Dataset excerpt:
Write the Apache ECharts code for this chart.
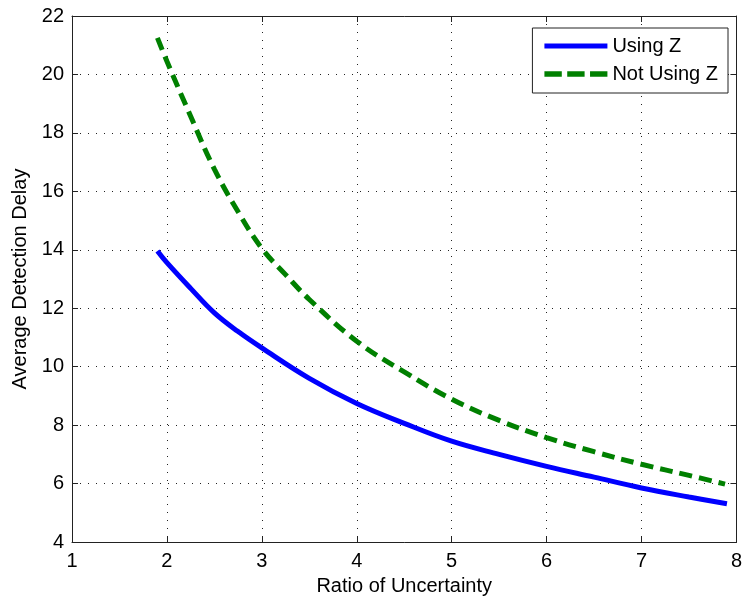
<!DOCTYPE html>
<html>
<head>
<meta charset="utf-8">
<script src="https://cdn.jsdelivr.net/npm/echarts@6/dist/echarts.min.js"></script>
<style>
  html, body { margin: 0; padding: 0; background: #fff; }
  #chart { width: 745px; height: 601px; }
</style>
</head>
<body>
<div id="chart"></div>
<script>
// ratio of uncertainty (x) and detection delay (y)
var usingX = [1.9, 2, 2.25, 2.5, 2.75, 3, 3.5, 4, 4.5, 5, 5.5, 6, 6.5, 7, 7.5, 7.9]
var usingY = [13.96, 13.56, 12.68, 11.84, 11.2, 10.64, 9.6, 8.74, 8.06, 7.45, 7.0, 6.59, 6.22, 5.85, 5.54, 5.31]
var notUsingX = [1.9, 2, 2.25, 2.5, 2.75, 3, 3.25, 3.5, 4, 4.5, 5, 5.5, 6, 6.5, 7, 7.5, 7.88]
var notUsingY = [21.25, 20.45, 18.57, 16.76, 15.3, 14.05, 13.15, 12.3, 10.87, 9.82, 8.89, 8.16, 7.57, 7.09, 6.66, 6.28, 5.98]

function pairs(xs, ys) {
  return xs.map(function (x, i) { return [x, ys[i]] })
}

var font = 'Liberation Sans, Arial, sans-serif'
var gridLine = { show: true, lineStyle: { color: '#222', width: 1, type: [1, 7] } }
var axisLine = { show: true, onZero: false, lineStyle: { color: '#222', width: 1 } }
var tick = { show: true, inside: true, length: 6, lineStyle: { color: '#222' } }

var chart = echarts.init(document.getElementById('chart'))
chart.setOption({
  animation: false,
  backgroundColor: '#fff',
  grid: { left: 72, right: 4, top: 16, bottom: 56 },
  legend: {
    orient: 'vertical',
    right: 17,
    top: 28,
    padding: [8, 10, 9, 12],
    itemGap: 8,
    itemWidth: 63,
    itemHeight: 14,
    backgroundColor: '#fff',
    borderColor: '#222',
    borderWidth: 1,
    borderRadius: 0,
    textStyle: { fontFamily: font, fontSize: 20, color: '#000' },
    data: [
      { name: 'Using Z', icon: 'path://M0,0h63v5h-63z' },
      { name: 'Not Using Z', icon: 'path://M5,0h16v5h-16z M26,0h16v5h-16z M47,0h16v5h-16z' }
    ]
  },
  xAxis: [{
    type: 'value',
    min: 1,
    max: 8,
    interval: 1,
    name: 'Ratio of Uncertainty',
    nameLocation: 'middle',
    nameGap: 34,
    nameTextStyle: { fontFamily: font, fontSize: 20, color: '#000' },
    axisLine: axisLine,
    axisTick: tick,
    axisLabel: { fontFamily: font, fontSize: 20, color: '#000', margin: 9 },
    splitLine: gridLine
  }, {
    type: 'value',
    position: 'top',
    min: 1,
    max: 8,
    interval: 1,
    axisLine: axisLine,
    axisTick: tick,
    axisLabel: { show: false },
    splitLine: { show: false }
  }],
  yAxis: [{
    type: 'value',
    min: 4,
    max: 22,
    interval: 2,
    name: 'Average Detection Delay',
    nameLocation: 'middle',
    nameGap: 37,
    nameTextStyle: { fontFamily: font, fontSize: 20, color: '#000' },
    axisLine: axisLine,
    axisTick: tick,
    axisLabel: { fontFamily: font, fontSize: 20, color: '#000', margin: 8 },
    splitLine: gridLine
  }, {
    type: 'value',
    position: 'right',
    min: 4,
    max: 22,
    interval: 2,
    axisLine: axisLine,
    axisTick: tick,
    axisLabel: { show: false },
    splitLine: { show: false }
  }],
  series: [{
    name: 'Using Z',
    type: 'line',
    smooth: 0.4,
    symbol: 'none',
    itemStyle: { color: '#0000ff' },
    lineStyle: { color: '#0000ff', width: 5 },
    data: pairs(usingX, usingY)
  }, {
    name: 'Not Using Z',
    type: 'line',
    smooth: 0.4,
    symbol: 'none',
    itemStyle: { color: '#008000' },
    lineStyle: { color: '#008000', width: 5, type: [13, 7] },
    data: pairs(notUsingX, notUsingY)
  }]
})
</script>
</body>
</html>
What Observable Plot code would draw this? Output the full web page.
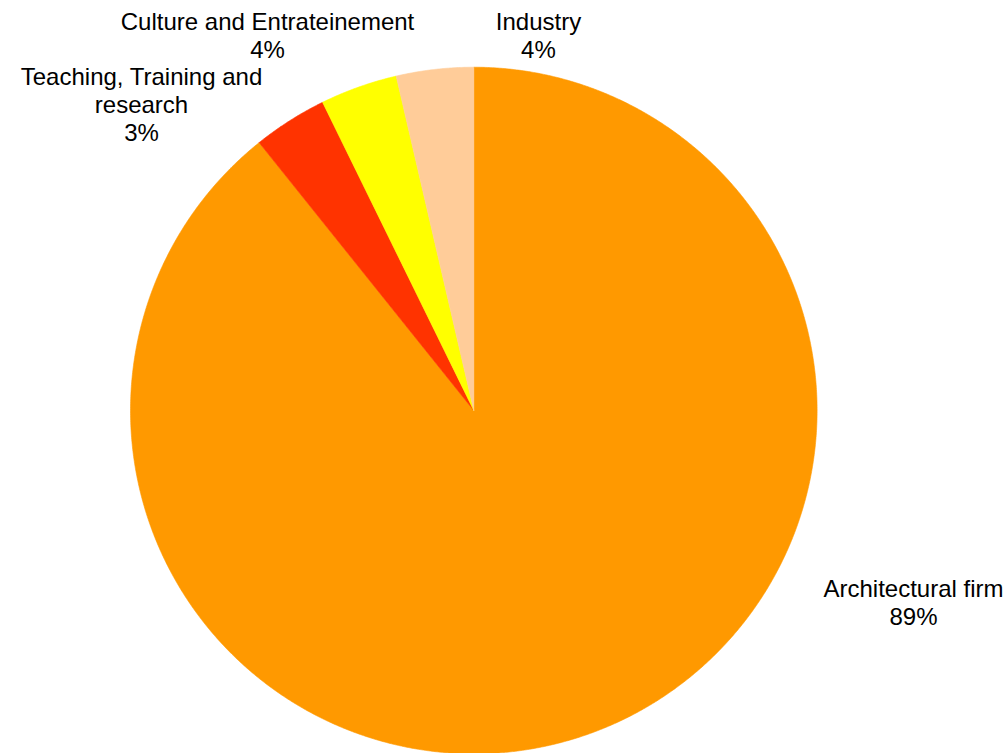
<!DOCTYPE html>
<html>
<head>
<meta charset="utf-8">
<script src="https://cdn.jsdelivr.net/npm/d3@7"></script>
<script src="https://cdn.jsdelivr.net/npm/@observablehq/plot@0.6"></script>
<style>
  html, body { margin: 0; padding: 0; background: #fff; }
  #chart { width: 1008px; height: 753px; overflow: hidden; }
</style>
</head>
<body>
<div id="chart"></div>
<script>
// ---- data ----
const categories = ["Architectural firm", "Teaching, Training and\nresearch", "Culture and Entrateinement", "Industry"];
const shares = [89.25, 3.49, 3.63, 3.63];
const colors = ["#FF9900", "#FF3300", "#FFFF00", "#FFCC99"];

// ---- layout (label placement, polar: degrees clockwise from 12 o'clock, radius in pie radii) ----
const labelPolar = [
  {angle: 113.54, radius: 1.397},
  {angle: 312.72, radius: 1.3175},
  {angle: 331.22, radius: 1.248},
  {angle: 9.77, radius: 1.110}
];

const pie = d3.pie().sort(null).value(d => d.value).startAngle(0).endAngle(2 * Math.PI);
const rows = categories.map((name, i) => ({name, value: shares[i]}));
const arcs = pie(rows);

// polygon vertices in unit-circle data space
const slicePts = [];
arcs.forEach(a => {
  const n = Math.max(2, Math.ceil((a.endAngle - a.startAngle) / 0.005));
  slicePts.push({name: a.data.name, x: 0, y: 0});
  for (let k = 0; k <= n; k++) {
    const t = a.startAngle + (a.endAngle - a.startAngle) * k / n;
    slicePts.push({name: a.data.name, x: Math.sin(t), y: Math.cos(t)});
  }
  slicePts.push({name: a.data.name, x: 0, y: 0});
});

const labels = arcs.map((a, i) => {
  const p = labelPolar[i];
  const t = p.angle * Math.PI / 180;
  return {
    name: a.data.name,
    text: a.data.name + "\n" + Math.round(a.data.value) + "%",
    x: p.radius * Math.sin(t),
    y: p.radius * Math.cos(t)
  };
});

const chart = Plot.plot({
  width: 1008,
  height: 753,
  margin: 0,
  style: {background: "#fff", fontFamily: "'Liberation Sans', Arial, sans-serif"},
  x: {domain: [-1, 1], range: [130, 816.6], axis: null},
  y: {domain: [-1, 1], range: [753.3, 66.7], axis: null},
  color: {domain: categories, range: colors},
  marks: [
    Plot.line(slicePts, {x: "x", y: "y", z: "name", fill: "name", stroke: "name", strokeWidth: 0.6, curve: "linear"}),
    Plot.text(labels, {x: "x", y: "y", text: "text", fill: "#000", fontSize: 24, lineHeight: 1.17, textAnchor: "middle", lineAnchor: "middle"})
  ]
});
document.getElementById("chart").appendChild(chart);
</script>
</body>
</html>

* [What is required]:
Print each record exactly as it stands, leaving the images out.

* [In response]:
Write the Apache ECharts code for this chart.
<!DOCTYPE html>
<html>
<head>
<meta charset="utf-8">
<script src="https://cdn.jsdelivr.net/npm/echarts@6/dist/echarts.min.js"></script>
<style>
  html, body { margin: 0; padding: 0; background: #fff; }
  #chart { width: 745px; height: 601px; }
</style>
</head>
<body>
<div id="chart"></div>
<script>
// ratio of uncertainty (x) and detection delay (y)
var usingX = [1.9, 2, 2.25, 2.5, 2.75, 3, 3.5, 4, 4.5, 5, 5.5, 6, 6.5, 7, 7.5, 7.9]
var usingY = [13.96, 13.56, 12.68, 11.84, 11.2, 10.64, 9.6, 8.74, 8.06, 7.45, 7.0, 6.59, 6.22, 5.85, 5.54, 5.31]
var notUsingX = [1.9, 2, 2.25, 2.5, 2.75, 3, 3.25, 3.5, 4, 4.5, 5, 5.5, 6, 6.5, 7, 7.5, 7.88]
var notUsingY = [21.25, 20.45, 18.57, 16.76, 15.3, 14.05, 13.15, 12.3, 10.87, 9.82, 8.89, 8.16, 7.57, 7.09, 6.66, 6.28, 5.98]

function pairs(xs, ys) {
  return xs.map(function (x, i) { return [x, ys[i]] })
}

var font = 'Liberation Sans, Arial, sans-serif'
var gridLine = { show: true, lineStyle: { color: '#222', width: 1, type: [1, 7] } }
var axisLine = { show: true, onZero: false, lineStyle: { color: '#222', width: 1 } }
var tick = { show: true, inside: true, length: 6, lineStyle: { color: '#222' } }

var chart = echarts.init(document.getElementById('chart'))
chart.setOption({
  animation: false,
  backgroundColor: '#fff',
  grid: { left: 72, right: 4, top: 16, bottom: 56 },
  legend: {
    orient: 'vertical',
    right: 17,
    top: 28,
    padding: [8, 10, 9, 12],
    itemGap: 8,
    itemWidth: 63,
    itemHeight: 14,
    backgroundColor: '#fff',
    borderColor: '#222',
    borderWidth: 1,
    borderRadius: 0,
    textStyle: { fontFamily: font, fontSize: 20, color: '#000' },
    data: [
      { name: 'Using Z', icon: 'path://M0,0h63v5h-63z' },
      { name: 'Not Using Z', icon: 'path://M5,0h16v5h-16z M26,0h16v5h-16z M47,0h16v5h-16z' }
    ]
  },
  xAxis: [{
    type: 'value',
    min: 1,
    max: 8,
    interval: 1,
    name: 'Ratio of Uncertainty',
    nameLocation: 'middle',
    nameGap: 34,
    nameTextStyle: { fontFamily: font, fontSize: 20, color: '#000' },
    axisLine: axisLine,
    axisTick: tick,
    axisLabel: { fontFamily: font, fontSize: 20, color: '#000', margin: 9 },
    splitLine: gridLine
  }, {
    type: 'value',
    position: 'top',
    min: 1,
    max: 8,
    interval: 1,
    axisLine: axisLine,
    axisTick: tick,
    axisLabel: { show: false },
    splitLine: { show: false }
  }],
  yAxis: [{
    type: 'value',
    min: 4,
    max: 22,
    interval: 2,
    name: 'Average Detection Delay',
    nameLocation: 'middle',
    nameGap: 37,
    nameTextStyle: { fontFamily: font, fontSize: 20, color: '#000' },
    axisLine: axisLine,
    axisTick: tick,
    axisLabel: { fontFamily: font, fontSize: 20, color: '#000', margin: 8 },
    splitLine: gridLine
  }, {
    type: 'value',
    position: 'right',
    min: 4,
    max: 22,
    interval: 2,
    axisLine: axisLine,
    axisTick: tick,
    axisLabel: { show: false },
    splitLine: { show: false }
  }],
  series: [{
    name: 'Using Z',
    type: 'line',
    smooth: 0.4,
    symbol: 'none',
    itemStyle: { color: '#0000ff' },
    lineStyle: { color: '#0000ff', width: 5 },
    data: pairs(usingX, usingY)
  }, {
    name: 'Not Using Z',
    type: 'line',
    smooth: 0.4,
    symbol: 'none',
    itemStyle: { color: '#008000' },
    lineStyle: { color: '#008000', width: 5, type: [13, 7] },
    data: pairs(notUsingX, notUsingY)
  }]
})
</script>
</body>
</html>
What Observable Plot code would draw this? Output the full web page.
<!DOCTYPE html>
<html>
<head>
<meta charset="utf-8">
<script src="https://cdn.jsdelivr.net/npm/d3@7"></script>
<script src="https://cdn.jsdelivr.net/npm/@observablehq/plot@0.6"></script>
<style>
  html, body { margin: 0; padding: 0; background: #fff; }
  #chart { width: 1008px; height: 753px; overflow: hidden; }
</style>
</head>
<body>
<div id="chart"></div>
<script>
// ---- data ----
const categories = ["Architectural firm", "Teaching, Training and\nresearch", "Culture and Entrateinement", "Industry"];
const shares = [89.25, 3.49, 3.63, 3.63];
const colors = ["#FF9900", "#FF3300", "#FFFF00", "#FFCC99"];

// ---- layout (label placement, polar: degrees clockwise from 12 o'clock, radius in pie radii) ----
const labelPolar = [
  {angle: 113.54, radius: 1.397},
  {angle: 312.72, radius: 1.3175},
  {angle: 331.22, radius: 1.248},
  {angle: 9.77, radius: 1.110}
];

const pie = d3.pie().sort(null).value(d => d.value).startAngle(0).endAngle(2 * Math.PI);
const rows = categories.map((name, i) => ({name, value: shares[i]}));
const arcs = pie(rows);

// polygon vertices in unit-circle data space
const slicePts = [];
arcs.forEach(a => {
  const n = Math.max(2, Math.ceil((a.endAngle - a.startAngle) / 0.005));
  slicePts.push({name: a.data.name, x: 0, y: 0});
  for (let k = 0; k <= n; k++) {
    const t = a.startAngle + (a.endAngle - a.startAngle) * k / n;
    slicePts.push({name: a.data.name, x: Math.sin(t), y: Math.cos(t)});
  }
  slicePts.push({name: a.data.name, x: 0, y: 0});
});

const labels = arcs.map((a, i) => {
  const p = labelPolar[i];
  const t = p.angle * Math.PI / 180;
  return {
    name: a.data.name,
    text: a.data.name + "\n" + Math.round(a.data.value) + "%",
    x: p.radius * Math.sin(t),
    y: p.radius * Math.cos(t)
  };
});

const chart = Plot.plot({
  width: 1008,
  height: 753,
  margin: 0,
  style: {background: "#fff", fontFamily: "'Liberation Sans', Arial, sans-serif"},
  x: {domain: [-1, 1], range: [130, 816.6], axis: null},
  y: {domain: [-1, 1], range: [753.3, 66.7], axis: null},
  color: {domain: categories, range: colors},
  marks: [
    Plot.line(slicePts, {x: "x", y: "y", z: "name", fill: "name", stroke: "name", strokeWidth: 0.6, curve: "linear"}),
    Plot.text(labels, {x: "x", y: "y", text: "text", fill: "#000", fontSize: 24, lineHeight: 1.17, textAnchor: "middle", lineAnchor: "middle"})
  ]
});
document.getElementById("chart").appendChild(chart);
</script>
</body>
</html>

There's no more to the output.